During Peña’s tenure, the Film Society grew both physically and in scope, Peña’s years coinciding with a greater American awareness of filmmakers around the planet. Recounting his showcasing of Iranian films at Lincoln Center, he reiterated that the films are “out there,” insisting on the importance of having a historical perspective as a curator. “You can always find an audience, especially if the film is good. I’ve had the privilege of being one of the first to expose Iranian cinema to the US. 95% of the viewers were Iranian the first time we showed Iranian films. But then, for four or five years, Iranians were maybe 20% of the audience. Other people liked those films, too.”

Before closing the interview and leaving his office, a temple of film knowledge, I asked him what impact teaching has had on his understanding of films. He returned to his idea of black holes in cinema history, explaining how his Film History class led him to discover German movies from the early 1930s to the 1970s. “There was another black hole there. I asked myself: why is nobody talking about this? I found quite a few excellent movies. It led me to do a series at Lincoln Center called 'After The War Before The Wall (German cinema from 1949 to 1961).’ You could see how Germany reformed itself after Nazism and what role cinemas played. It is not one of the best periods of film history, but it is fascinating because the country was trying to reimagine itself. Cinema is a good tool to do that.”

After more than thirty years of teaching, there’s still something that surprises Peña: the effect older movies can have on his students. “There are certain films that, no matter how many times you show them, still really affect students a lot,” he said. He’s currently teaching an Arab and African cinema class. He recently showed them the 1969 Egyptian movie The Night of Counting the Years. Everybody's jaw dropped. “It is wonderful that the film is still a  knockout years later. Remarkably, a work of art doesn't lose its power.”

I asked, “If you could leave one—and only one—piece of advice to your students, what would it be?”

“Watch films!” he said, grinning. “It is the best way to learn about film. It is also important to watch a film several times. The first time you watch it, you focus on the plot. The second time, you start noticing some details. The third time, you suddenly know the plot story, you know what will happen, and then the filmmaker’s work pops up. Where are the cameras placed? How do they move? Why? Each time you watch a film, you understand it better.”

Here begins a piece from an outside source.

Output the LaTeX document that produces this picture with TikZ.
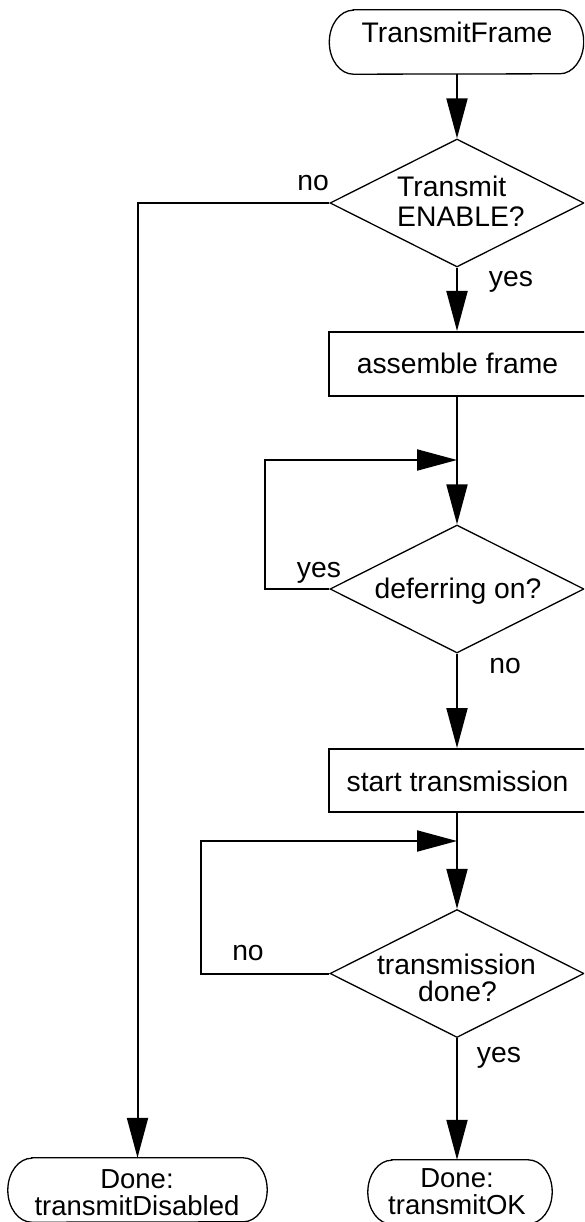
\documentclass[tikz,border=0pt]{standalone}
\usepackage{fontspec}
\setmainfont{Liberation Sans}
\usetikzlibrary{arrows.meta,shapes.geometric}
\begin{document}
\begin{tikzpicture}[x=1pt,y=1pt,
  conn/.style={line width=2pt, -{Triangle[length=40pt,width=21pt]}},
  plain/.style={line width=2pt},
  dia/.style={draw, diamond, line width=1.3pt, minimum width=254pt, minimum height=128pt, inner sep=0pt},
  boxnode/.style={draw, line width=2pt, minimum width=258pt, minimum height=64pt, inner sep=0pt},
  termnode/.style={minimum height=64pt, inner sep=0pt},
  termline/.style={line width=1.3pt},
  txt/.style={font=\fontsize{28.3}{30}\selectfont, anchor=base, inner sep=0pt},
  txttwo/.style={font=\fontsize{27.5}{26.5}\selectfont, anchor=base, inner sep=0pt, align=center},
]
\useasboundingbox (0,0) rectangle (584,-1222);
\clip (0,0) rectangle (584,-1222);
% nodes
\node[termnode, minimum width=254pt] (tf) at (456.5,-42) {};
\node[dia] (d1) at (457,-203) {};
\node[boxnode] (r1) at (458,-364) {};
\coordinate (j1) at (457,-460);
\coordinate (l1) at (265,-460);
\node[dia] (d2) at (457,-589) {};
\node[boxnode, minimum height=63pt] (r2) at (458,-780.5) {};
\coordinate (j2) at (457,-841);
\coordinate (l2) at (201,-841);
\node[dia] (d3) at (457,-973.5) {};
\node[termnode, minimum width=259pt] (dl) at (137.5,-1190) {};
\node[termnode, minimum width=184pt] (dr) at (460,-1192) {};
% terminal outlines
\foreach \t in {tf,dl,dr}{
  \draw[termline] ([xshift=24pt]\t.north west) -- ([xshift=-24pt]\t.north east)
    arc[start angle=90,end angle=-90,x radius=24pt,y radius=32pt]
    -- ([xshift=24pt]\t.south west)
    arc[start angle=270,end angle=90,x radius=24pt,y radius=32pt] -- cycle;
}
% texts
\node[txt] (ttf) at (457,-43) {TransmitFrame};
\node[txt, anchor=base west] (td1a) at (397,-197) {Transmit};
\node[txt, anchor=base west] (td1b) at (397,-227) {ENABLE?};
\node[txt] (tr1) at (457.5,-373) {assemble frame};
\node[txt] (td2) at (458,-598) {deferring on?};
\node[txt] (tr2) at (457.5,-791) {start transmission};
\node[txt] (td3a) at (456.5,-974) {transmission};
\node[txt] (td3b) at (457.5,-1001) {done?};
\node[txttwo] (tdl) at (137,-1215) {Done:\\transmitDisabled};
\node[txttwo] (tdr) at (457,-1214) {Done:\\transmitOK};
% labels
\node[txt] (no1) at (313,-191) {no};
\node[txt] (yes1) at (511,-287) {yes};
\node[txt] (yes2) at (319,-577) {yes};
\node[txt] (no2) at (505,-673) {no};
\node[txt] (no3) at (248,-960) {no};
\node[txt] (yes3) at (499,-1062) {yes};
% connectors
\draw[conn] (tf.south -| d1.north) -- (d1.north);
\draw[conn] (d1.south) -- (d1.south |- r1.north);
\draw[conn] (d1.west) -| (dl.north);
\draw[plain] (r1.south -| j1) -- (j1);
\draw[conn] (j1) -- (d2.north);
\draw[conn] (d2.west) -| (l1) -- (j1);
\draw[conn] (d2.south) -- (d2.south |- r2.north);
\draw[plain] (r2.south -| j2) -- (j2);
\draw[conn] (j2) -- (d3.north);
\draw[conn] (d3.west) -| (l2) -- (j2);
\draw[conn] (d3.south) -- (d3.south |- dr.north);
\end{tikzpicture}
\end{document}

Richard Peña has also taught film history and theory at Princeton, Harvard, the University of Paris/Sorbonne, the University of São Paulo, Beijing University and Jadavpur University. At the Film Society, Professor Peña has organized retrospectives of Michelangelo Antonioni, Sacha Guitry, Abbas Kiarostami, Robert Aldrich, Gabriel Figueroa, Ritwik Ghatak, Kira Muratova, Youssef Chahine, Yasujiro Ozu, Carlos Saura and Amitabh Bachchan, as well as major film series devoted to African, Chinese, Cuban, Polish, Hungarian, Arab, Korean, Japanese Soviet and Argentine cinema.